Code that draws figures

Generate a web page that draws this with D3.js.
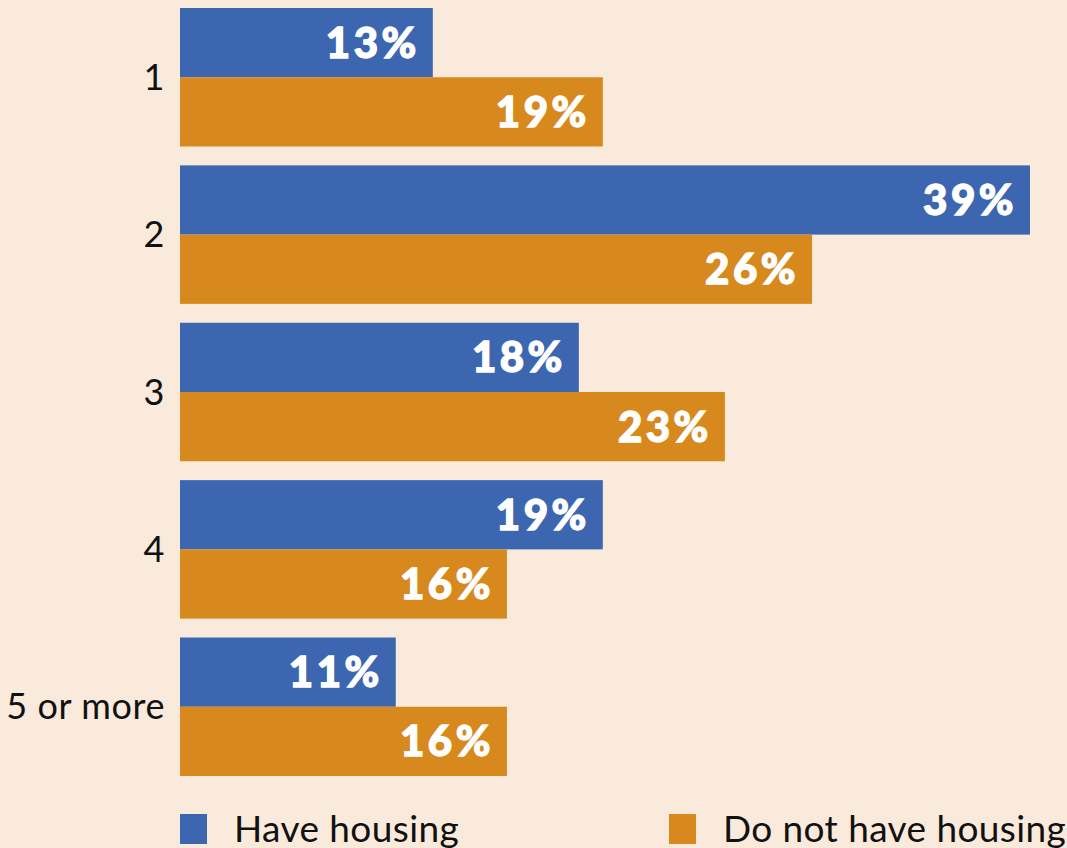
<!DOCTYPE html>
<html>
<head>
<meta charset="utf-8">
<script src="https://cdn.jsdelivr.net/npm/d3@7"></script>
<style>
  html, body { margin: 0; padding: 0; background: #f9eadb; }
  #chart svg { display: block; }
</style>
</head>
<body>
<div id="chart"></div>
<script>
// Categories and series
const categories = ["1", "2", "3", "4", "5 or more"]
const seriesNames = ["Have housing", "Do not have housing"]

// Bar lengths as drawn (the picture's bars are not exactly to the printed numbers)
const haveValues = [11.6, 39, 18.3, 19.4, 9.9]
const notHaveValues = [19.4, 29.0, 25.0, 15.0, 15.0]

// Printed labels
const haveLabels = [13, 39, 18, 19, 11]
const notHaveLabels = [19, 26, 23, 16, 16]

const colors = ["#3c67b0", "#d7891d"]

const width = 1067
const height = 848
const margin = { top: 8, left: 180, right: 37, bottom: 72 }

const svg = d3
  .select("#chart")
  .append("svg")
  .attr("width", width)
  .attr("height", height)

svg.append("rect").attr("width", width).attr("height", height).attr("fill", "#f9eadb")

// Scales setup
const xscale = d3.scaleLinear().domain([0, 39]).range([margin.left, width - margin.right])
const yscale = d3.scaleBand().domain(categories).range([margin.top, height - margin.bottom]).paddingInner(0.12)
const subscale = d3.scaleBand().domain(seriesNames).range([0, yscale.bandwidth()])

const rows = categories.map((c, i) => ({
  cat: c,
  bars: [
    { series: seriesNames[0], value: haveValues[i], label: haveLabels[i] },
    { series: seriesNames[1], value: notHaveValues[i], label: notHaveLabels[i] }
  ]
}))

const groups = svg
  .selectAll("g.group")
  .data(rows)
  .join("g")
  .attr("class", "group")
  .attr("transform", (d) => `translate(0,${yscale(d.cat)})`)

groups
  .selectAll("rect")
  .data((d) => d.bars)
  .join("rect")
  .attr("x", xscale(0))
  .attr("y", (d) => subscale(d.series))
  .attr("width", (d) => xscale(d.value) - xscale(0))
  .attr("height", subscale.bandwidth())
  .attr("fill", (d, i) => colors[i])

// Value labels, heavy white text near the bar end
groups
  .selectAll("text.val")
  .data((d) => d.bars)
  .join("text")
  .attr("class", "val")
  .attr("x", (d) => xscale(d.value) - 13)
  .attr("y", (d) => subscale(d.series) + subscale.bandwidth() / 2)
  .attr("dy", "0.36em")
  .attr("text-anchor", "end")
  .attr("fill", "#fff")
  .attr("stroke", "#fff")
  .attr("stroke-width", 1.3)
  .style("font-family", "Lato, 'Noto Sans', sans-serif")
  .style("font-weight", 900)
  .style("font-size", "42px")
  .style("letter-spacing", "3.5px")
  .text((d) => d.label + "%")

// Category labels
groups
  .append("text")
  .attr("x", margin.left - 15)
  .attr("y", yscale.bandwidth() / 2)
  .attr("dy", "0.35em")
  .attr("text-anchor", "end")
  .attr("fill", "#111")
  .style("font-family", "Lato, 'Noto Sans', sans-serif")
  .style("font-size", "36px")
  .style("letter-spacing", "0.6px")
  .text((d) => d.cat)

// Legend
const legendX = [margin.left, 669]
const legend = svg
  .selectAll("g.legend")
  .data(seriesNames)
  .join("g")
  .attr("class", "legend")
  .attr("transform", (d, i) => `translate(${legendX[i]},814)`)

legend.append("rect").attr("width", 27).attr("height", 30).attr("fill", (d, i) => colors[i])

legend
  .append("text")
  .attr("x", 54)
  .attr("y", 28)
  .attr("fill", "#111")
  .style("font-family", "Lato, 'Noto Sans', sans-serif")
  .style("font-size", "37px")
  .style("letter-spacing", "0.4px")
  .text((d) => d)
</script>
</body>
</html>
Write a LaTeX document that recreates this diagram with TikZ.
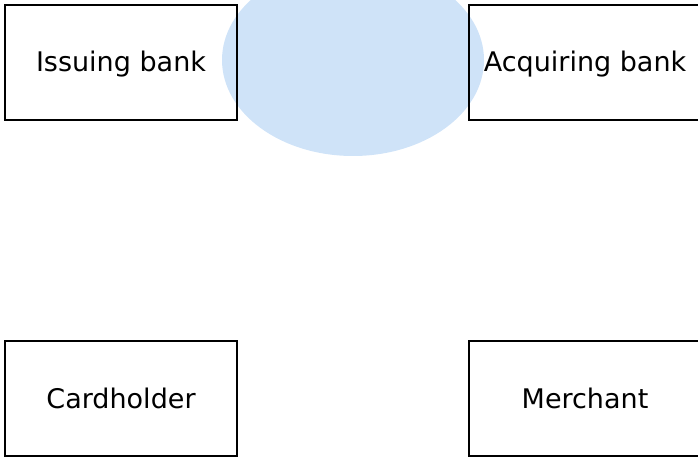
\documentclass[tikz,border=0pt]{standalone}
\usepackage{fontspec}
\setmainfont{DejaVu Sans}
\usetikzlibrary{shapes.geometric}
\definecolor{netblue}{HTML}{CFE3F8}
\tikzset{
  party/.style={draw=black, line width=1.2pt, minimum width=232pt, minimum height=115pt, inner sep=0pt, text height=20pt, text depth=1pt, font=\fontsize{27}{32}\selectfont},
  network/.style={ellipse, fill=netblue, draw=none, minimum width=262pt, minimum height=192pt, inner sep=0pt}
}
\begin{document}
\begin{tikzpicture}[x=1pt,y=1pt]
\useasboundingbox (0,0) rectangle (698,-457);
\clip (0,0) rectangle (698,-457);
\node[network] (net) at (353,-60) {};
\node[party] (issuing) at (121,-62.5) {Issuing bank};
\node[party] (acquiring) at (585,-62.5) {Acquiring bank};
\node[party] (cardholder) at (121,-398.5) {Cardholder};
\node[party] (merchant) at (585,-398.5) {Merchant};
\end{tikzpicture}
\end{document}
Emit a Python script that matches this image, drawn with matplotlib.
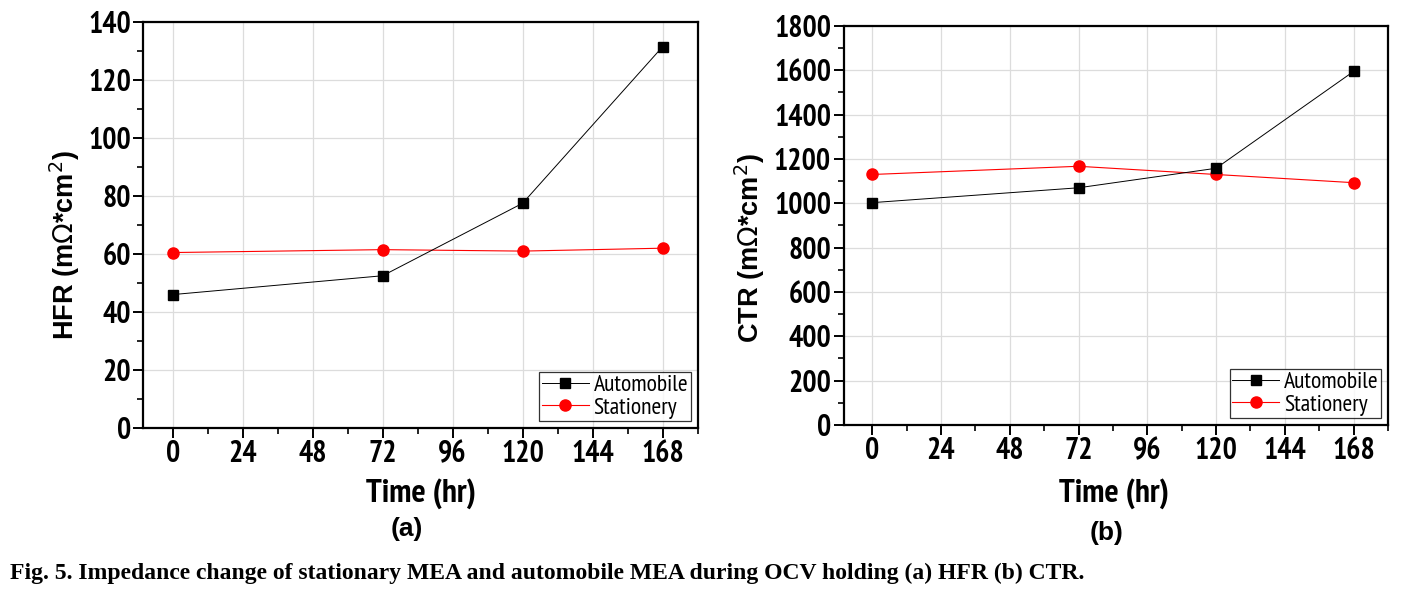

§ **What to do**: Every entry above should be duplicated exactly. Do not include the images.

§ **Solution for this problem**:
Generate a web page that draws this with D3.js.
<!DOCTYPE html>
<html>
<head>
<meta charset="utf-8">
<script src="https://cdn.jsdelivr.net/npm/d3@7"></script>
<style>
  html, body { margin: 0; padding: 0; background: #f9eadb; }
  #chart svg { display: block; }
</style>
</head>
<body>
<div id="chart"></div>
<script>
// Categories and series
const categories = ["1", "2", "3", "4", "5 or more"]
const seriesNames = ["Have housing", "Do not have housing"]

// Bar lengths as drawn (the picture's bars are not exactly to the printed numbers)
const haveValues = [11.6, 39, 18.3, 19.4, 9.9]
const notHaveValues = [19.4, 29.0, 25.0, 15.0, 15.0]

// Printed labels
const haveLabels = [13, 39, 18, 19, 11]
const notHaveLabels = [19, 26, 23, 16, 16]

const colors = ["#3c67b0", "#d7891d"]

const width = 1067
const height = 848
const margin = { top: 8, left: 180, right: 37, bottom: 72 }

const svg = d3
  .select("#chart")
  .append("svg")
  .attr("width", width)
  .attr("height", height)

svg.append("rect").attr("width", width).attr("height", height).attr("fill", "#f9eadb")

// Scales setup
const xscale = d3.scaleLinear().domain([0, 39]).range([margin.left, width - margin.right])
const yscale = d3.scaleBand().domain(categories).range([margin.top, height - margin.bottom]).paddingInner(0.12)
const subscale = d3.scaleBand().domain(seriesNames).range([0, yscale.bandwidth()])

const rows = categories.map((c, i) => ({
  cat: c,
  bars: [
    { series: seriesNames[0], value: haveValues[i], label: haveLabels[i] },
    { series: seriesNames[1], value: notHaveValues[i], label: notHaveLabels[i] }
  ]
}))

const groups = svg
  .selectAll("g.group")
  .data(rows)
  .join("g")
  .attr("class", "group")
  .attr("transform", (d) => `translate(0,${yscale(d.cat)})`)

groups
  .selectAll("rect")
  .data((d) => d.bars)
  .join("rect")
  .attr("x", xscale(0))
  .attr("y", (d) => subscale(d.series))
  .attr("width", (d) => xscale(d.value) - xscale(0))
  .attr("height", subscale.bandwidth())
  .attr("fill", (d, i) => colors[i])

// Value labels, heavy white text near the bar end
groups
  .selectAll("text.val")
  .data((d) => d.bars)
  .join("text")
  .attr("class", "val")
  .attr("x", (d) => xscale(d.value) - 13)
  .attr("y", (d) => subscale(d.series) + subscale.bandwidth() / 2)
  .attr("dy", "0.36em")
  .attr("text-anchor", "end")
  .attr("fill", "#fff")
  .attr("stroke", "#fff")
  .attr("stroke-width", 1.3)
  .style("font-family", "Lato, 'Noto Sans', sans-serif")
  .style("font-weight", 900)
  .style("font-size", "42px")
  .style("letter-spacing", "3.5px")
  .text((d) => d.label + "%")

// Category labels
groups
  .append("text")
  .attr("x", margin.left - 15)
  .attr("y", yscale.bandwidth() / 2)
  .attr("dy", "0.35em")
  .attr("text-anchor", "end")
  .attr("fill", "#111")
  .style("font-family", "Lato, 'Noto Sans', sans-serif")
  .style("font-size", "36px")
  .style("letter-spacing", "0.6px")
  .text((d) => d.cat)

// Legend
const legendX = [margin.left, 669]
const legend = svg
  .selectAll("g.legend")
  .data(seriesNames)
  .join("g")
  .attr("class", "legend")
  .attr("transform", (d, i) => `translate(${legendX[i]},814)`)

legend.append("rect").attr("width", 27).attr("height", 30).attr("fill", (d, i) => colors[i])

legend
  .append("text")
  .attr("x", 54)
  .attr("y", 28)
  .attr("fill", "#111")
  .style("font-family", "Lato, 'Noto Sans', sans-serif")
  .style("font-size", "37px")
  .style("letter-spacing", "0.4px")
  .text((d) => d)
</script>
</body>
</html>
Write a LaTeX document that recreates this diagram with TikZ.
\documentclass[tikz,border=0pt]{standalone}
\usepackage{fontspec}
\setmainfont{DejaVu Sans}
\usetikzlibrary{shapes.geometric}
\definecolor{netblue}{HTML}{CFE3F8}
\tikzset{
  party/.style={draw=black, line width=1.2pt, minimum width=232pt, minimum height=115pt, inner sep=0pt, text height=20pt, text depth=1pt, font=\fontsize{27}{32}\selectfont},
  network/.style={ellipse, fill=netblue, draw=none, minimum width=262pt, minimum height=192pt, inner sep=0pt}
}
\begin{document}
\begin{tikzpicture}[x=1pt,y=1pt]
\useasboundingbox (0,0) rectangle (698,-457);
\clip (0,0) rectangle (698,-457);
\node[network] (net) at (353,-60) {};
\node[party] (issuing) at (121,-62.5) {Issuing bank};
\node[party] (acquiring) at (585,-62.5) {Acquiring bank};
\node[party] (cardholder) at (121,-398.5) {Cardholder};
\node[party] (merchant) at (585,-398.5) {Merchant};
\end{tikzpicture}
\end{document}
Emit a Python script that matches this image, drawn with matplotlib.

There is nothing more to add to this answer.